Ziba’s holiday gift to clients and friends is twelve thought pieces, with corresponding video summaries. These were only released to the public as each month of the year passed. I am Mr. July.
The video below provides off-the-cuff insight (read: I didn’t have time to prep any notes) on how the rate of change in technology excites us, but can also cause a myopic view and tech-led invention.
Today it is more important than ever to redouble our efforts on identifying and clarifying the context and purpose for which technology is being applied. Tech for tech’s sake is not just in danger of being a gimmick or missing the mark value wise, but can waste valuable resources in undermining belief in a fledgling technology.
It is important to shift our focus from the features and technology of something, towards the outcome and benefit that things provide. Service design seeks to remove steps, and one of them is often to create magical black boxes of technology: What do people care of how something happens compared to why they want something to happen?
Take the example of a car sharing scheme; there is digital infrastructure, physical cars, member cards and scanners, and human service staff.
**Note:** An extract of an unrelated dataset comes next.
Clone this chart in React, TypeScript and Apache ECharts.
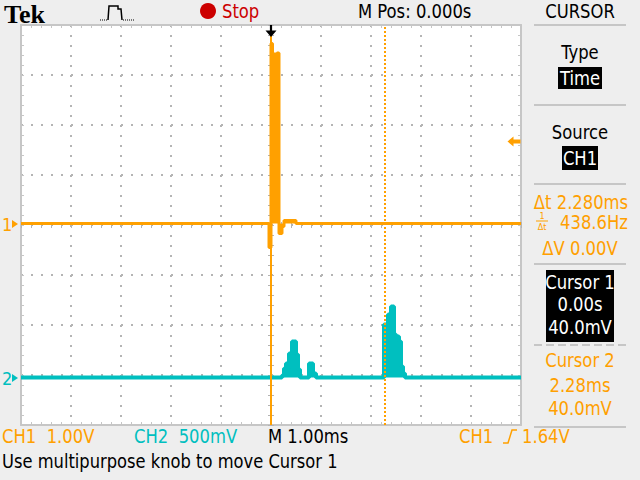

How technology choreographs these things together is of less importance to us than the fact that we get access to a car where the app says it is.
Moreover, the tech bells and whistles that go into making a car special are far less important to users, because amongst other things, they don’t own it, may not notice it in one trip and they can choose a different one next time. This represents a huge challenge for the car industry, which will one day soon have to switch from an ownership model to a subscription platform. At least that’ll do for planned obsolescence.
The technology that is important in our lives is somewhat hidden, but it is the organization of the system around the user and the digital and human service platforms and principles that make the design and delivery of the service feel fluid and satisfying.